Officials with the Environmental Protection Agency and the National Oceanic and Atmospheric Administration said they are considering whether to join the Fish and Wildlife Service in appealing the local corps’ OK to headquarters in Washington, which would have final say on the permit.
After the final ruling by the corps, the plan still could be blocked by a lawsuit by environmental groups or other interested parties.
The Maryland Department of Natural Resources lacks the right to appeal the corps ruling, said a spokesman. But the agency has concerns about the project and agrees with the three federal agencies that a decision should be postponed until a National Academy of Sciences report on the subject is released. That report is due in August.
Critics note that the process of sterilizing the 1 million oysters could still leave as many as 1,000 of them able to reproduce.
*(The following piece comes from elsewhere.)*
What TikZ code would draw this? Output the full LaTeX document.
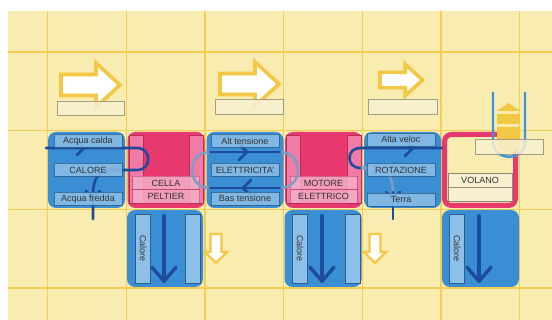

If they did, and their offspring got free in the bay, they could not only muscle out the native oyster but spread up and down the East Coast.
“It could affect not only the bay but the whole Atlantic Coast,” Thompson said.
She and others noted that Maryland and the federal government are spending millions to combat problems caused by nonnative species introduced to the area, such as the beaver-like nutria that are destroying parts of the Blackwater National Wildlife Refuge.
“There are a lot of unforeseeable potential consequences,” said Peter Marx, a spokesman for the EPA’s Chesapeake Bay Program.
But the president of the Maryland Watermen’s Association said those fears are overblown with the Asian oyster.
“The (Asian) oyster is a first cousin with ours. It eats and (excretes) the same stuff ours does,” so it should not pose an environmental threat, said Larry Simns.